(Extracted information):
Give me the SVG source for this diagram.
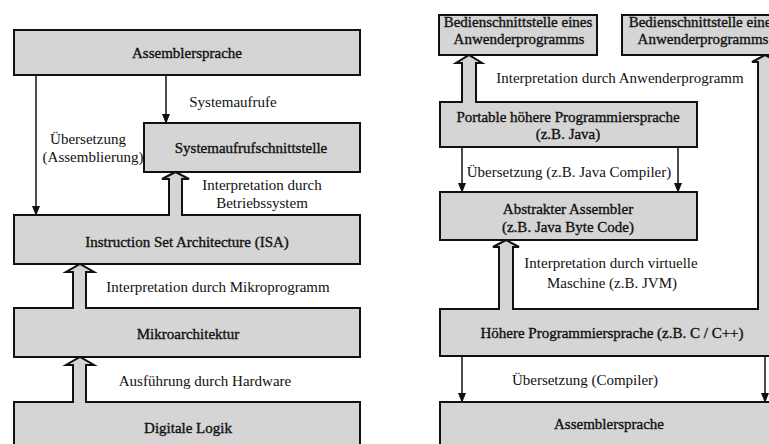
<svg xmlns="http://www.w3.org/2000/svg" width="769" height="444" viewBox="0 0 769 444">
<style>
.box{fill:#d5d5d5;stroke:#111;stroke-width:2}
.lbl{font-family:"Liberation Serif","Times New Roman",serif;font-size:15px;fill:#111;text-anchor:middle;stroke:#111;stroke-width:0.35}
.txt{font-family:"Liberation Serif","Times New Roman",serif;font-size:15px;fill:#111;text-anchor:middle}
.thin{stroke:#111;stroke-width:1.5;fill:none}
.hfill{fill:#d5d5d5;stroke:none}
.hline{fill:none;stroke:#111;stroke-width:2;stroke-linejoin:miter}
</style>
<defs>
<marker id="ah" markerWidth="10" markerHeight="10" refX="9" refY="5" orient="auto" markerUnits="userSpaceOnUse">
<path d="M0,1 L10,5 L0,9 Z" fill="#111"/>
</marker>
</defs>
<rect width="769" height="444" fill="#fff"/>

<g id="l-asm"><rect class="box" x="14" y="30" width="346" height="45"/><text class="lbl" x="187" y="58">Assemblersprache</text></g>
<g id="l-sys"><rect class="box" x="144" y="123" width="216" height="49"/><text class="lbl" x="251" y="153">Systemaufrufschnittstelle</text></g>
<g id="l-isa"><rect class="box" x="14" y="215" width="346" height="49"/><text class="lbl" x="187" y="247">Instruction Set Architecture (ISA)</text></g>
<g id="l-mikro"><rect class="box" x="14" y="308" width="346" height="49"/><text class="lbl" x="188" y="339">Mikroarchitektur</text></g>
<g id="l-logik"><rect class="box" x="14" y="402" width="346" height="50"/><text class="lbl" x="188" y="433">Digitale Logik</text></g>

<g id="r-bedien1"><rect class="box" x="439" y="15" width="158" height="40"/><text class="lbl" x="518" y="27">Bedienschnittstelle eines</text><text class="lbl" x="519" y="44">Anwenderprogramms</text></g>
<g id="r-bedien2"><rect class="box" x="622" y="15" width="170" height="40"/><text class="lbl" x="703" y="27">Bedienschnittstelle eines</text><text class="lbl" x="703" y="44">Anwenderprogramms</text></g>
<g id="r-portable"><rect class="box" x="440" y="102" width="257" height="45"/><text class="lbl" x="568" y="122">Portable höhere Programmiersprache</text><text class="lbl" x="568" y="139">(z.B. Java)</text></g>
<g id="r-abstrakt"><rect class="box" x="440" y="192" width="257" height="48"/><text class="lbl" x="568" y="214">Abstrakter Assembler</text><text class="lbl" x="568" y="232">(z.B. Java Byte Code)</text></g>
<g id="r-hoehere"><rect class="box" x="440" y="309" width="350" height="47"/><text class="lbl" x="612" y="338">Höhere Programmiersprache (z.B. C / C++)</text></g>
<g id="r-asm"><rect class="box" x="440" y="402" width="350" height="50"/><text class="lbl" x="609" y="429">Assemblersprache</text></g>

<g id="connectors">
<line class="thin" x1="36" y1="75" x2="36" y2="215" marker-end="url(#ah)"/>
<line class="thin" x1="166" y1="75" x2="166" y2="123" marker-end="url(#ah)"/>
<line class="thin" x1="462" y1="147" x2="462" y2="192" marker-end="url(#ah)"/>
<line class="thin" x1="678" y1="147" x2="678" y2="192" marker-end="url(#ah)"/>
<line class="thin" x1="462" y1="356" x2="462" y2="402" marker-end="url(#ah)"/>
<line class="thin" x1="765" y1="356" x2="765" y2="402" marker-end="url(#ah)"/>

<polygon class="hfill" points="169,217 169,179 162,179 175.5,172 189,179 182,179 182,217"/>
<polyline class="hline" points="169,216 169,179 162,179 175.5,172 189,179 182,179 182,216"/>

<polygon class="hfill" points="73,310 73,272 66,272 80,264 94,272 86,272 86,310"/>
<polyline class="hline" points="73,309 73,272 66,272 80,264 94,272 86,272 86,309"/>

<polygon class="hfill" points="73,404 73,365 66,365 80,357 94,365 86,365 86,404"/>
<polyline class="hline" points="73,403 73,365 66,365 80,357 94,365 86,365 86,403"/>

<polygon class="hfill" points="462,104 462,63 456,63 469,55 482,63 476,63 476,104"/>
<polyline class="hline" points="462,103 462,63 456,63 469,55 482,63 476,63 476,103"/>

<polygon class="hfill" points="499,311 499,247 493,247 506,240 519,247 513,247 513,311"/>
<polyline class="hline" points="499,310 499,247 493,247 506,240 519,247 513,247 513,310"/>

<polygon class="hfill" points="758,311 758,62 752,62 765,55 778,62 772,62 772,311"/>
<polyline class="hline" points="758,310 758,62 752,62 765,55 778,62 772,62 772,310"/>
</g>

<g id="labels">
<text class="txt" x="233" y="107">Systemaufrufe</text>
<text class="txt" x="88" y="144">Übersetzung</text>
<text class="txt" x="93" y="162">(Assemblierung)</text>
<text class="txt" x="262" y="190">Interpretation durch</text>
<text class="txt" x="262" y="208">Betriebssystem</text>
<text class="txt" x="218" y="292">Interpretation durch Mikroprogramm</text>
<text class="txt" x="205" y="386">Ausführung durch Hardware</text>
<text class="txt" x="620" y="83">Interpretation durch Anwenderprogramm</text>
<text class="txt" x="569" y="177">Übersetzung (z.B. Java Compiler)</text>
<text class="txt" x="611" y="268">Interpretation durch virtuelle</text>
<text class="txt" x="612" y="288">Maschine (z.B. JVM)</text>
<text class="txt" x="585" y="385">Übersetzung (Compiler)</text>
</g>
</svg>
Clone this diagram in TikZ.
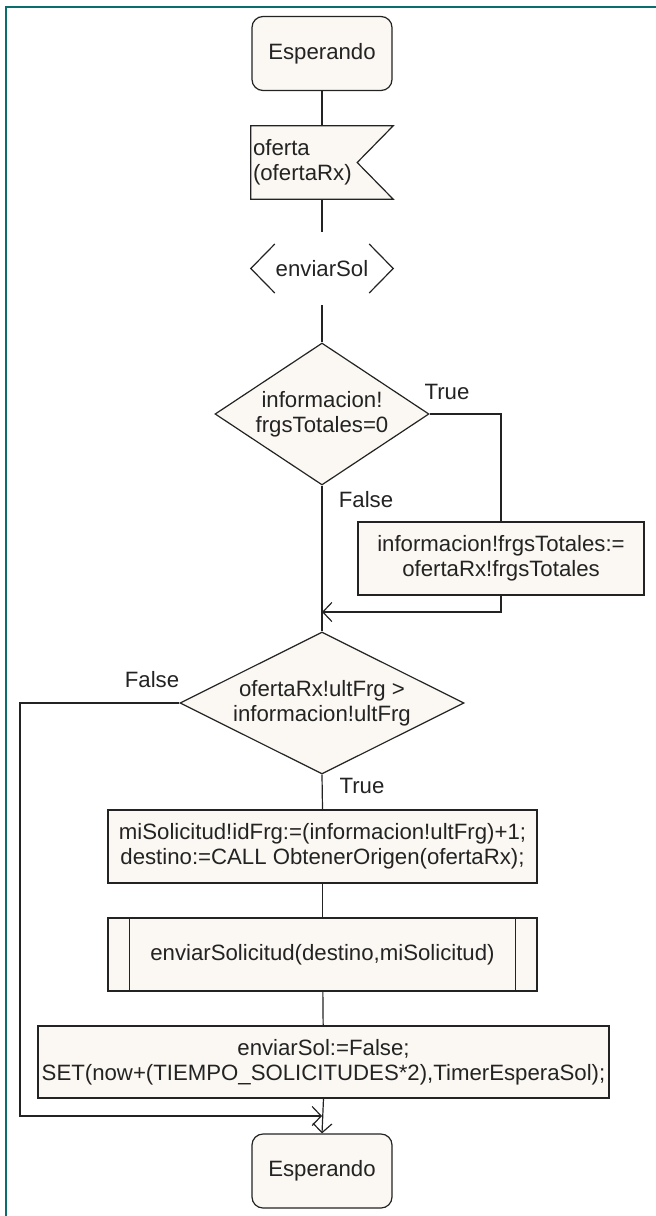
\documentclass[tikz,border=0pt]{standalone}
\usepackage{fontspec}
\setmainfont{Liberation Sans}
\usetikzlibrary{shapes.geometric,arrows.meta,calc,backgrounds}
\definecolor{framecol}{RGB}{10,110,110}
\definecolor{sdlfill}{RGB}{251,248,243}
\definecolor{ink}{RGB}{35,35,35}

\begin{document}
\begin{tikzpicture}[x=1pt,y=-1pt,
  font=\fontsize{22.2}{25}\selectfont,
  every node/.style={text=ink},
  line/.style={draw=ink, line width=1.2pt},
  barb/.style={line, -{Straight Barb[length=9pt,width=19pt,line width=1.2pt]}},
  statebox/.style={line, fill=sdlfill, rounded corners=11pt,
    minimum width=140pt, minimum height=74pt, inner sep=0pt},
  inputtext/.style={minimum width=142pt, minimum height=73pt,
    text width=138pt, inner xsep=2pt, inner ysep=0pt, align=left},
  decisiontext/.style={minimum width=142pt, minimum height=73pt, inner sep=0pt},
  choice/.style={line, fill=sdlfill, diamond, inner sep=0pt, align=center},
  taskbox/.style={line, fill=sdlfill, inner sep=0pt, align=center},
  lbl/.style={inner sep=0pt},
]
\useasboundingbox (0,0) rectangle (656,1216);

% window frame
\draw[framecol, line width=2.6pt] (6,1216) -- (6,7) -- (656,7);

% states
\node[statebox] (s1) at (322,53.5) {Esperando};
\node[statebox] (s2) at (322,1171) {Esperando};

% input signal
\node[inputtext] (rx) at (322,162.5) {oferta\\(ofertaRx)};
\begin{scope}[on background layer]
  \draw[line, fill=sdlfill] (rx.north west) -- (rx.north east)
    -- ($(rx.east)+(-36,0)$) -- (rx.south east) -- (rx.south west) -- cycle;
\end{scope}

% continuous signal / enabling condition
\node[decisiontext] (es) at (322,268.5) {enviarSol};
\draw[line] ($(es.west)+(24,-24.5)$) -- (es.west) -- ($(es.west)+(24,24.5)$);
\draw[line] ($(es.east)+(-24,-24.5)$) -- (es.east) -- ($(es.east)+(-24,24.5)$);

% decisions
\node[choice, shape aspect=1.5, minimum width=214pt, minimum height=142pt]
  (d1) at (322,414) {informacion!\\frgsTotales=0};
\node[choice, shape aspect=2, minimum width=284pt, minimum height=142pt]
  (d2) at (322,703) {ofertaRx!ultFrg >\\informacion!ultFrg};

% tasks
\node[taskbox, minimum width=286pt, minimum height=73pt] (info) at (501,558.5)
  {informacion!frgsTotales:=\\ofertaRx!frgsTotales};
\node[taskbox, minimum width=429pt, minimum height=73pt] (t1) at (322.5,846.5)
  {miSolicitud!idFrg:=(informacion!ultFrg)+1;\\destino:=CALL ObtenerOrigen(ofertaRx);};
\node[taskbox, minimum width=429pt, minimum height=73pt] (p1) at (322.5,954.5)
  {enviarSolicitud(destino,miSolicitud)};
\draw[line] ($(p1.north west)+(22,0)$) -- ($(p1.south west)+(22,0)$);
\draw[line] ($(p1.north east)+(-22,0)$) -- ($(p1.south east)+(-22,0)$);
\node[taskbox, minimum width=571pt, minimum height=72pt] (t3) at (323.5,1062)
  {enviarSol:=False;\\SET(now+(TIEMPO\_SOLICITUDES*2),TimerEsperaSol);};

% junction points
\coordinate (j1) at (322,612);
\coordinate (j2) at (322,1116);
\coordinate (fl) at (20,703);

% branch labels
\node[lbl] (tr1) at (447,392) {True};
\node[lbl] (fa1) at (366,500) {False};
\node[lbl] (fa2) at (152,680) {False};
\node[lbl] (tr2) at (362,786) {True};

% connectors
\draw[line] (s1) -- (rx);
\draw[line] (rx) -- (es);
\draw[line] (es) -- (d1);
\draw[line] (d1.east) -| (info.north);
\draw[line] (d1.south) -- (d2.north);
\draw[barb] (info.south) |- (j1);
\draw[line] (d2.south) -- (t1.north);
\draw[line] (t1) -- (p1);
\draw[line] (p1) -- (t3);
\draw[barb] (t3.south) -- (s2.north);
\draw[barb] (d2.west) -- (fl) |- (j2);
\end{tikzpicture}
\end{document}
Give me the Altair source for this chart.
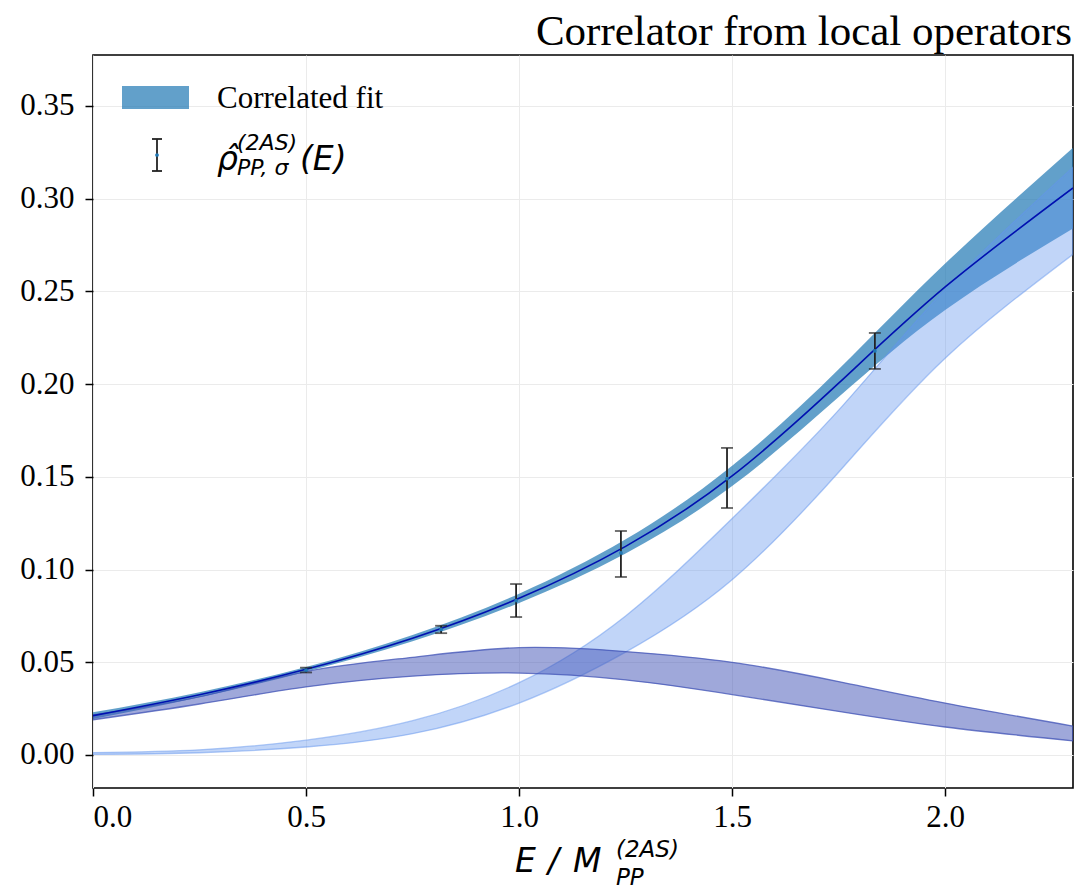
import altair as alt
import pandas as pd

# ---- data ----
x_grid = [0.0, 0.25, 0.5, 0.75, 1.0, 1.25, 1.5, 1.75, 2.0, 2.3]
fit_mid = [0.0212, 0.0325, 0.0462, 0.0630, 0.0845, 0.1125, 0.1505, 0.2005, 0.2524, 0.3058]
fit_lo = [0.0194, 0.0311, 0.0449, 0.0613, 0.0820, 0.1087, 0.1450, 0.1930, 0.2400, 0.2840]
fit_hi = [0.0230, 0.0339, 0.0475, 0.0647, 0.0870, 0.1163, 0.1560, 0.2080, 0.2650, 0.3275]
light_lo = [0.0003, 0.0012, 0.0043, 0.0115, 0.0280, 0.0555, 0.0945, 0.1525, 0.2140, 0.2700]
light_hi = [0.0013, 0.0028, 0.0080, 0.0185, 0.0390, 0.0750, 0.1275, 0.1860, 0.2510, 0.3170]
purple_lo = [0.0190, 0.0275, 0.0367, 0.0425, 0.0442, 0.0405, 0.0326, 0.0235, 0.0151, 0.0076]
purple_hi = [0.0216, 0.0315, 0.0450, 0.0527, 0.0579, 0.0558, 0.0500, 0.0396, 0.0280, 0.0156]

pt_x = [0.50, 0.817, 0.993, 1.239, 1.488, 1.835]
pt_y = [0.0458, 0.0677, 0.0833, 0.1090, 0.1490, 0.2179]
pt_lo = [0.0445, 0.0657, 0.0744, 0.0960, 0.1332, 0.2082]
pt_hi = [0.0471, 0.0697, 0.0922, 0.1208, 0.1656, 0.2276]

x_ticks = [0.0, 0.5, 1.0, 1.5, 2.0]
y_ticks = [0.0, 0.05, 0.10, 0.15, 0.20, 0.25, 0.30, 0.35]

title_text = "Correlator from local operators"
legend_fit = "Correlated fit"

bands = pd.DataFrame({
    "x": x_grid, "fit_mid": fit_mid, "fit_lo": fit_lo, "fit_hi": fit_hi,
    "light_lo": light_lo, "light_hi": light_hi,
    "purple_lo": purple_lo, "purple_hi": purple_hi,
})
pts = pd.DataFrame({"x": pt_x, "y": pt_y, "lo": pt_lo, "hi": pt_hi})

W, H = 980, 733
INTERP = "natural"
xscale = alt.Scale(domain=[0, 2.3], nice=False, zero=False)
yscale = alt.Scale(domain=[-0.0178, 0.3775], nice=False, zero=False)
xaxis = alt.Axis(values=x_ticks, format=".1f", title=None, labelPadding=6)
yaxis = alt.Axis(values=y_ticks, format=".2f", title=None, labelPadding=11)

def X(f="x"):
    return alt.X(f + ":Q", scale=xscale, axis=xaxis)

def Y(f):
    return alt.Y(f + ":Q", scale=yscale, axis=yaxis)

base = alt.Chart(bands)
fit_area = base.mark_area(color="#1f77b4", fillOpacity=0.7, interpolate=INTERP, clip=True).encode(
    x=X(), y=Y("fit_lo"), y2="fit_hi:Q")
light_area = base.mark_area(fill="#6495ed", fillOpacity=0.4, stroke="#6495ed", strokeOpacity=0.5,
                            strokeWidth=1.3, interpolate=INTERP, clip=True).encode(
    x=X(), y=Y("light_lo"), y2="light_hi:Q")
purple_area = base.mark_area(fill="#3f51b5", fillOpacity=0.5, stroke="#3f51b5", strokeOpacity=0.75,
                             strokeWidth=1.3, interpolate=INTERP, clip=True).encode(
    x=X(), y=Y("purple_lo"), y2="purple_hi:Q")
fit_line = base.mark_line(color="#0010b0", strokeWidth=1.6, interpolate=INTERP, clip=True).encode(
    x=X(), y=Y("fit_mid"))

pbase = alt.Chart(pts)
err_rule = pbase.mark_rule(color="#222222", strokeWidth=1.8).encode(x=X(), y=Y("lo"), y2="hi:Q")
cap_lo = pbase.mark_tick(orient="horizontal", size=12, thickness=1.8, color="#222222").encode(x=X(), y=Y("lo"))
cap_hi = pbase.mark_tick(orient="horizontal", size=12, thickness=1.8, color="#222222").encode(x=X(), y=Y("hi"))
dots = pbase.mark_point(filled=True, size=14, color="#1f77b4", opacity=1).encode(x=X(), y=Y("y"))

one = pd.DataFrame({"a": [0]})

def txt(t, x, y, size, font="Liberation Serif", italic=False, align="left"):
    return alt.Chart(one).mark_text(text=t, font=font, fontSize=size, align=align, baseline="alphabetic",
                                    fontStyle="italic" if italic else "normal", color="black").encode(
        x=alt.value(x), y=alt.value(y))

title = txt(title_text, 979, -10, 43, align="right")

# legend
leg_patch = alt.Chart(one).mark_rect(color="#1f77b4", opacity=0.7).encode(
    x=alt.value(29), x2=alt.value(96), y=alt.value(31), y2=alt.value(54))
leg_fit = txt(legend_fit, 124, 53, 31)
leg_rule = alt.Chart(one).mark_rule(color="#222222", strokeWidth=1.8).encode(
    x=alt.value(64), y=alt.value(84), y2=alt.value(116))
leg_cap1 = alt.Chart(one).mark_rule(color="#222222", strokeWidth=1.8).encode(
    x=alt.value(59), x2=alt.value(69), y=alt.value(84))
leg_cap2 = alt.Chart(one).mark_rule(color="#222222", strokeWidth=1.8).encode(
    x=alt.value(59), x2=alt.value(69), y=alt.value(116))
leg_dot = alt.Chart(one).mark_point(filled=True, size=14, color="#1f77b4", opacity=1).encode(
    x=alt.value(64), y=alt.value(100))
MF = "DejaVu Sans"
leg_rho = txt("ρ\u0302", 124, 115, 33, font=MF, italic=True)
leg_sup = txt("(2AS)", 144, 95, 22, font=MF, italic=True)
leg_sub = txt("PP, σ", 144, 120, 22, font=MF, italic=True)
leg_E = txt("(E)", 207, 115, 33, font=MF, italic=True)

# x-axis title
xl_E = txt("E", 422, 817, 33, font=MF, italic=True)
xl_sl = txt("/", 455, 817, 33, font=MF, italic=True)
xl_M = txt("M", 480, 817, 33, font=MF, italic=True)
xl_sup = txt("(2AS)", 523, 802, 23, font=MF, italic=True)
xl_sub = txt("PP", 523, 830, 23, font=MF, italic=True)

chart = alt.layer(
    fit_area, light_area, purple_area, fit_line,
    err_rule, cap_lo, cap_hi, dots,
    title, leg_patch, leg_fit, leg_rule, leg_cap1, leg_cap2, leg_dot,
    leg_rho, leg_sup, leg_sub, leg_E,
    xl_E, xl_sl, xl_M, xl_sup, xl_sub,
).properties(
    width=W, height=H,
    background="white",
    autosize=alt.AutoSizeParams(type="none"),
    padding={"left": 93, "top": 55, "right": 4, "bottom": 102},
).configure_view(
    stroke="black", strokeWidth=1.6
).configure_axis(
    domain=False, grid=True, gridColor="#ebebeb", gridWidth=1,
    ticks=True, tickColor="black", tickSize=8, tickWidth=1.5,
    labelFont="Liberation Serif", labelFontSize=31, labelColor="black",
)

chart.save("out.html", embed_options={"renderer": "svg", "actions": False})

(Work instructions): Take the material above and output only the lines from the one that contains "Clone this diagram in TikZ." through the one that contains "(d2) at (322,703)", ends included and images left out.

(Output below):
Clone this diagram in TikZ.
\documentclass[tikz,border=0pt]{standalone}
\usepackage{fontspec}
\setmainfont{Liberation Sans}
\usetikzlibrary{shapes.geometric,arrows.meta,calc,backgrounds}
\definecolor{framecol}{RGB}{10,110,110}
\definecolor{sdlfill}{RGB}{251,248,243}
\definecolor{ink}{RGB}{35,35,35}

\begin{document}
\begin{tikzpicture}[x=1pt,y=-1pt,
  font=\fontsize{22.2}{25}\selectfont,
  every node/.style={text=ink},
  line/.style={draw=ink, line width=1.2pt},
  barb/.style={line, -{Straight Barb[length=9pt,width=19pt,line width=1.2pt]}},
  statebox/.style={line, fill=sdlfill, rounded corners=11pt,
    minimum width=140pt, minimum height=74pt, inner sep=0pt},
  inputtext/.style={minimum width=142pt, minimum height=73pt,
    text width=138pt, inner xsep=2pt, inner ysep=0pt, align=left},
  decisiontext/.style={minimum width=142pt, minimum height=73pt, inner sep=0pt},
  choice/.style={line, fill=sdlfill, diamond, inner sep=0pt, align=center},
  taskbox/.style={line, fill=sdlfill, inner sep=0pt, align=center},
  lbl/.style={inner sep=0pt},
]
\useasboundingbox (0,0) rectangle (656,1216);

% window frame
\draw[framecol, line width=2.6pt] (6,1216) -- (6,7) -- (656,7);

% states
\node[statebox] (s1) at (322,53.5) {Esperando};
\node[statebox] (s2) at (322,1171) {Esperando};

% input signal
\node[inputtext] (rx) at (322,162.5) {oferta\\(ofertaRx)};
\begin{scope}[on background layer]
  \draw[line, fill=sdlfill] (rx.north west) -- (rx.north east)
    -- ($(rx.east)+(-36,0)$) -- (rx.south east) -- (rx.south west) -- cycle;
\end{scope}

% continuous signal / enabling condition
\node[decisiontext] (es) at (322,268.5) {enviarSol};
\draw[line] ($(es.west)+(24,-24.5)$) -- (es.west) -- ($(es.west)+(24,24.5)$);
\draw[line] ($(es.east)+(-24,-24.5)$) -- (es.east) -- ($(es.east)+(-24,24.5)$);

% decisions
\node[choice, shape aspect=1.5, minimum width=214pt, minimum height=142pt]
  (d1) at (322,414) {informacion!\\frgsTotales=0};
\node[choice, shape aspect=2, minimum width=284pt, minimum height=142pt]
  (d2) at (322,703) {ofertaRx!ultFrg >\\informacion!ultFrg};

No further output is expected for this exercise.